(The Center Square) – Across the U.S., police arrests have plummeted over the past 10 years.
Los Angeles arrests have decreased from 101,161 to 38,833 from 2012 to 2022, a 61% drop, according to FBI data.
Other cities have seen declines in arrests over that 10-year span: Chicago and Minneapolis each had an 82% drop; Philadelphia had a 73% drop; Houston had a 67% decline; Seattle saw a 37% decline; and Detroit had a 33% drop.
Police advocate agencies said the reasons are complicated, but point to issues such as prosecutors deferring prosecution and frustrating officers, difficulty in hiring new officers leading to a shortage, and risks of social media “canceling.”
“Morale is at an all-time low to which I have never seen before and unfortunately this leads to a lack of desire to be pro-active for fear of reprisal,” Mike Willis, national training and programs director for the United States Deputy Sheriff’s Association, said in an email to The Center Square.
It is not clear what, if any, impact the drop in arrests is having on crime. FBI data on national crime is inconclusive because many agencies, such as the city of New York Police, did not report data to the federal agency.
Daniela Gilbert, director of Redefining Public Safety at the Vera Institute of Justice, said its research on arrests from 1980 to 2016 found that more than 80% were for non-serious low-level offenses, such as drug abuse and disorderly conduct. Serious violent offenses accounted for fewer than 5% of arrests.
“There is an increasing recognition that arrests cause harm,” Gilbert told The Center Square. “Arrests alone don’t produce public safety. The volume of arrests as an absolute number shouldn’t be considered a proxy for public safety.”
Gilbert said cities should focus more on law enforcement ability to solve crime, such as increasing clearance rates and prioritizing violent crimes.
“I would be more concerned about low clearance rates than declines in arrests,” Gilbert said.
Willis said changes in laws have played a role in the reduction of arrests.
“Another reason, especially in some of the larger cities you cited, is many crimes (shoplifting, criminal damage, etc.) are no longer arrestable crimes,” Willis said. “And of the ones which are still arrestable offenses LE [law enforcement] are not allowed to pursue, even on foot, a fleeing suspect. The only people who take note of policies such as this are the criminal element.”
National Police Association spokeswoman Betsy Brantner Smith, a retired sergeant, said police officers have been “demonized and vilified” after high-profile incidents, such as the 2020 murder of George Floyd by Minneapolis police and the 2014 shooting of Michael Brown in Ferguson, Mo.
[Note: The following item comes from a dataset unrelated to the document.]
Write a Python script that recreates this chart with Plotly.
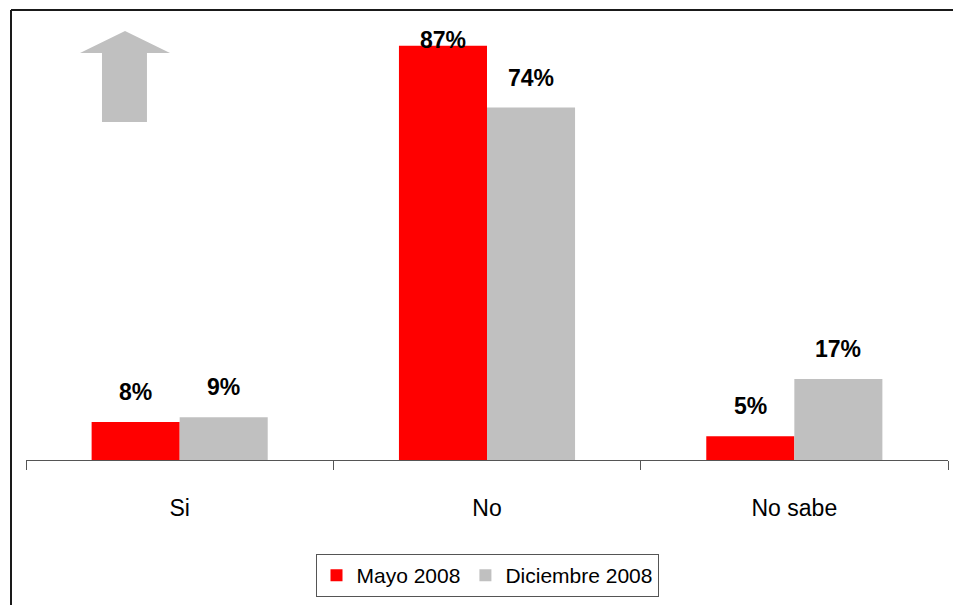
import plotly.graph_objects as go

categories = ['Si', 'No', 'No sabe']
mayo_2008 = [8, 87, 5]
diciembre_2008 = [9, 74, 17]
series_names = ['Mayo 2008', 'Diciembre 2008']
series_colors = ['#ff0000', '#c0c0c0']

FONT = 'Liberation Sans Narrow, Arial Narrow, Liberation Sans, Arial'

W, H = 953, 605
L, T, R, B = 26, 10, 5, 145
PW, PH = W - L - R, H - T - B

fig = go.Figure()
for name, vals, col in zip(series_names, [mayo_2008, diciembre_2008], series_colors):
    fig.add_trace(go.Bar(x=categories, y=vals, name=name, marker=dict(color=col, line=dict(width=0))))

# value labels above the bars
annotations = []
for vals, shift in zip([mayo_2008, diciembre_2008], [-44, 44]):
    for c, v in zip(categories, vals):
        ys = 6 if v > 80 else 30  # top label squeezed against the frame
        annotations.append(dict(x=c, y=v, xref='x', yref='y', text=f'<b>{v}%</b>',
                                showarrow=False, xshift=shift, yshift=ys,
                                font=dict(family=FONT, size=23, color='black')))

fig.update_layout(
    width=W, height=H,
    margin=dict(l=L, r=R, t=T, b=B),
    plot_bgcolor='white', paper_bgcolor='white',
    barmode='group', bargap=0.427, bargroupgap=0,
    font=dict(family=FONT, size=22, color='black'),
    annotations=annotations,
    showlegend=True,
    legend=dict(orientation='h', x=0.5, xanchor='center', y=-0.2 - 4 / PH, yanchor='top',
                bordercolor='#555555', borderwidth=1, font=dict(size=21, family=FONT),
                itemwidth=30, traceorder='normal'),
    xaxis=dict(showline=True, linecolor='#555555', linewidth=1, ticks='outside',
               tickson='boundaries', ticklen=9, tickcolor='#555555',
               ticklabelstandoff=27, tickfont=dict(size=23, family=FONT)),
    yaxis=dict(range=[0, 94.5], visible=False, showgrid=False),
)


def px(x, y):
    # reference pixel -> paper coords
    return (x - L) / PW, (H - B - y) / PH


# chart frame (left + top)
fx, fy = px(11, 10)
fig.add_shape(type='line', xref='paper', yref='paper', x0=fx, x1=fx, y0=fy, y1=px(0, 610)[1],
              line=dict(color='#1a1a1a', width=2))
fig.add_shape(type='line', xref='paper', yref='paper', x0=fx, x1=px(960, 0)[0], y0=fy, y1=fy,
              line=dict(color='#1a1a1a', width=2))

# decorative up arrow
pts = [(125, 31), (170, 53), (147, 53), (147, 122), (102, 122), (102, 53), (80, 53)]
path = 'M ' + ' L '.join(f'{px(x, y)[0]:.4f},{px(x, y)[1]:.4f}' for x, y in pts) + ' Z'
fig.add_shape(type='path', xref='paper', yref='paper', path=path,
              fillcolor='#c0c0c0', line=dict(width=0))

fig.write_html('out.html', config={'displayModeBar': False},
               post_script="document.body.style.margin='0';document.body.style.overflow='hidden';")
Smith called it a “war on cops” and said many officers have left the profession over it.
“American law enforcement officers began retiring and resigning in record numbers,” Smith said in an email to The Center Square. “Now nine out of every ten police departments are short-staffed. Police officers are increasingly fearful of being disciplined, fired or even wrongly prosecuted just for doing their jobs.
“Combine all of this with policies like ‘no cash bail’ and no pre-trial incarceration, lax prosecution of serious crimes, an open southern border and nearly 75 far-left [George] Soros-installed prosecutors refusing to do their jobs in some of the highest crime counties in the nation, it’s no wonder we have less police officers making less arrests,” Smith said.
Jonathan Thompson, executive director of the National Sheriff’s Association, said the reduction in arrests could be linked to what he called “the Ferguson effect.” The phrase has a Wikipedia entry that describes it this way: “The Ferguson effect is an increase in violent crime rates in a community caused by reduced proactive policing due to the community’s distrust and hostility towards police.”
“It is complicated,” Thompson said in an email to The Center Square. “We know the overall general causes are the Ferguson effect, liberal prosecutors deferring prosecution is openly frustrating agencies’ personnel, lack of manpower on the street and in jails, risks of social media ‘canceling,’ etc.”